Last year, my wife, Jamie, and I bought a seasonal campsite about an hour east of our farm, where we placed our fifth-wheel RV. We spent a fair bit of time there in 2019. We enjoyed the convenience.
This year, we sold the trailer and the site. We talked about it, and that was not the kind of summer we wanted to have. For myriad reasons, we now want to explore, go on adventures, be a bit uncomfortable, ride bikes, hike and be rugged. We bought a tent, put a roof rack on our vehicle and we’re now camping nearly every weekend, exploring the nooks and crannies of Manitoba.
I’m at home this year. I have been able to implement many of the practices I often thought would benefit this farm, and I’ve had the time to pursue and develop new interests.
It’s hard to unpack all the factors contributing to the changes in our lives and routines. I have never experienced a year like 2020 and I have never had to wade through and assess so much seemingly critical information as has been continually churned out since COVID-19 began spreading.
Life is fragile and short. This is a brutish thought that is hard to process if you’re blindsided by it and/or not used to working through such things.
I haven’t written much this summer. My column at the Financial Post has been reduced to once per month, the Manitoba Pulse and Soybean Growers’ magazine, Pulse Beat, takes an editorial break during the summer months and Grainews doesn’t publish as often during the growing season, either. But I have been watching and reading what others have been saying about this year.
We need to think more intelligently about 2020. That is my conclusion, which I offer without a robust solution. Pandemics, by definition, are terrifying in much the same way thinking about death, mortality and the fragility/unnecessary nature of life is terrifying. That fear, however, seems to have prepared the groundwork for those who have a propensity to see the world in black and white to do so even more.
I’ve said this before and I will say it again: the world is not black and white. If you need it to be, I am sorry. It is not.
Commentary on COVID-19 has become an intellectual red herring, the low-hanging fruit that too many have set their gaze on and used as a convenient way to express divisive political views and, in general, harsh attitudes towards policies and retail-level decisions that now, more than ever, require sensitivity.

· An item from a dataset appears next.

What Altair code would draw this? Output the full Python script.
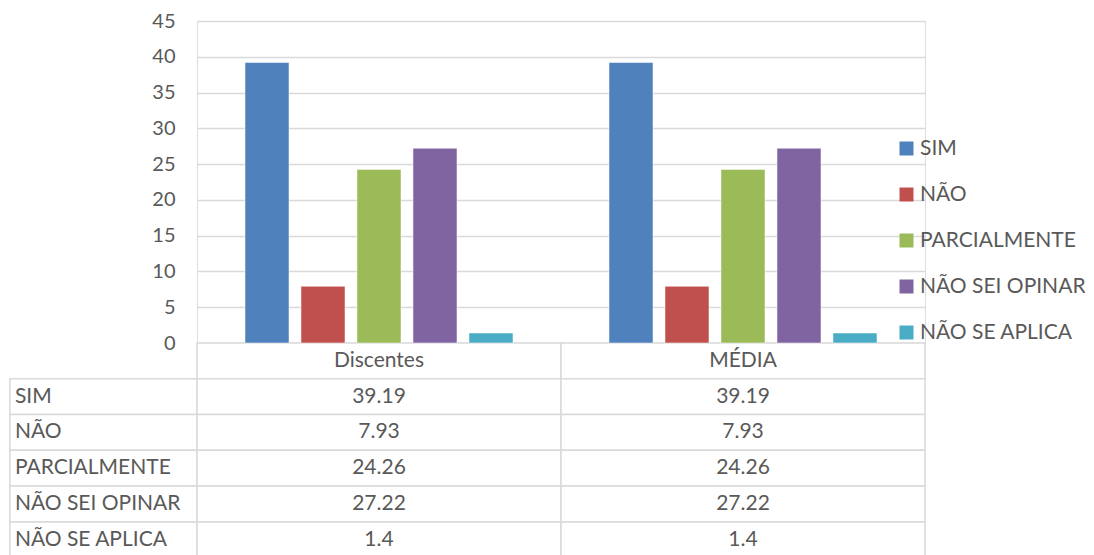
import altair as alt
import pandas as pd

categories = ["Discentes", "MÉDIA"]
series = ["SIM", "NÃO", "PARCIALMENTE", "NÃO SEI OPINAR", "NÃO SE APLICA"]
discentes_vals = [39.19, 7.93, 24.26, 27.22, 1.4]
media_vals = [39.19, 7.93, 24.26, 27.22, 1.4]
colors = ["#4F81BD", "#C0504D", "#9BBB59", "#8064A2", "#4BACC6"]
y_ticks = [0, 5, 10, 15, 20, 25, 30, 35, 40, 45]

values_by_cat = {"Discentes": discentes_vals, "MÉDIA": media_vals}

FONT = "Lato"
FS = 21
TXT = "#595959"
GRID = "#d9d9d9"
ROW = 5          # table row height in y units
LABEL_X = -0.514  # left edge of the label column in x units

bars_df = pd.DataFrame(
    [{"category": c, "series": s, "value": v}
     for c in categories for s, v in zip(series, values_by_cat[c])]
)

cells, texts = [], []
for ci, c in enumerate(categories):
    cells.append({"x0": ci, "x1": ci + 1, "y0": 0, "y1": -ROW})
    texts.append({"x": ci + 0.5, "y": -ROW / 2, "text": c, "kind": "center"})
for r, s in enumerate(series):
    y0, y1 = -(r + 1) * ROW, -(r + 2) * ROW
    cells.append({"x0": LABEL_X, "x1": 0, "y0": y0, "y1": y1})
    texts.append({"x": LABEL_X, "y": (y0 + y1) / 2, "text": s, "kind": "left"})
    for ci, c in enumerate(categories):
        cells.append({"x0": ci, "x1": ci + 1, "y0": y0, "y1": y1})
        texts.append({"x": ci + 0.5, "y": (y0 + y1) / 2,
                      "text": f"{values_by_cat[c][r]:g}", "kind": "center"})
cells_df = pd.DataFrame(cells)
texts_df = pd.DataFrame(texts)

yaxis = alt.Axis(values=y_ticks, domain=False, ticks=False, labelPadding=22,
                 labelFontSize=20, labelColor=TXT, labelFont=FONT,
                 gridColor=GRID, gridWidth=1.5)
yscale = alt.Scale(domain=[0, 45])
xq = alt.Scale(domain=[0, 2])

bars = alt.Chart(bars_df).mark_bar(stroke="#ffffff", strokeOpacity=0.5, strokeWidth=1).encode(
    x=alt.X("category:N", sort=categories, axis=None,
            scale=alt.Scale(paddingInner=0, paddingOuter=0)),
    xOffset=alt.XOffset("series:N", sort=series,
                        scale=alt.Scale(paddingInner=0.214, paddingOuter=0.857)),
    y=alt.Y("value:Q", scale=yscale, axis=yaxis, title=None),
    color=alt.Color("series:N", sort=series,
                    scale=alt.Scale(domain=series, range=colors),
                    legend=alt.Legend(title=None, orient="none", legendX=699, legendY=117,
                                      symbolType="square", symbolSize=196,
                                      symbolStrokeWidth=0, labelFontSize=FS,
                                      labelColor=TXT, labelFont=FONT, rowPadding=24,
                                      labelOffset=3, labelLimit=400, padding=0)),
)

table = alt.Chart(cells_df).mark_rect(fill="white", stroke=GRID, strokeWidth=1.5).encode(
    x=alt.X("x0:Q", scale=xq, axis=None),
    x2="x1:Q",
    y=alt.Y("y0:Q", scale=yscale, axis=yaxis, title=None),
    y2="y1:Q",
)

center_text = alt.Chart(texts_df).transform_filter(
    alt.datum.kind == "center"
).mark_text(font=FONT, fontSize=FS, color=TXT, align="center", baseline="middle").encode(
    x=alt.X("x:Q", scale=xq, axis=None),
    y=alt.Y("y:Q", scale=yscale, axis=yaxis, title=None),
    text="text:N",
)

left_text = alt.Chart(texts_df).transform_filter(
    alt.datum.kind == "left"
).mark_text(font=FONT, fontSize=FS, color=TXT, align="left", baseline="middle", dx=5).encode(
    x=alt.X("x:Q", scale=xq, axis=None),
    y=alt.Y("y:Q", scale=yscale, axis=yaxis, title=None),
    text="text:N",
)

chart = alt.layer(table, bars, center_text, left_text).resolve_scale(
    x="independent"
).properties(
    width=728, height=322,
    padding={"left": 189, "top": 13, "right": 160, "bottom": 220},
    autosize=alt.AutoSizeParams(type="none"),
).configure_view(stroke=None).configure(font=FONT)

chart.save("out.html", embed_options={"renderer": "svg", "actions": False})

It’s easy to comment on things that seem simple to understand.
The challenge we all face — and the ag sector is not above this — is to process the news around us while identifying our own fears and prejudices and how they may be influencing our positions.
Working from home, working at home and having to digest the information coming down from our government, the ag industry and our friends and colleagues has pushed me into a spell of re-evaluation. And now even more so, with race talk entering the agricultural scene.
It’s not a bad thing to not know how to process all that is being tossed at us. It’s OK to be unsure. It’s OK to be cautious, and it’s always exceptional to think about things as deeply as possible.
I have no idea how COVID-19 will affect my farm. It will. There’s no doubt about that. Today, however, my crops look great and my bins from the previous year are empty.
Jamie and I are enjoying our summer of adventure, and I am already looking forward to my next crop tour.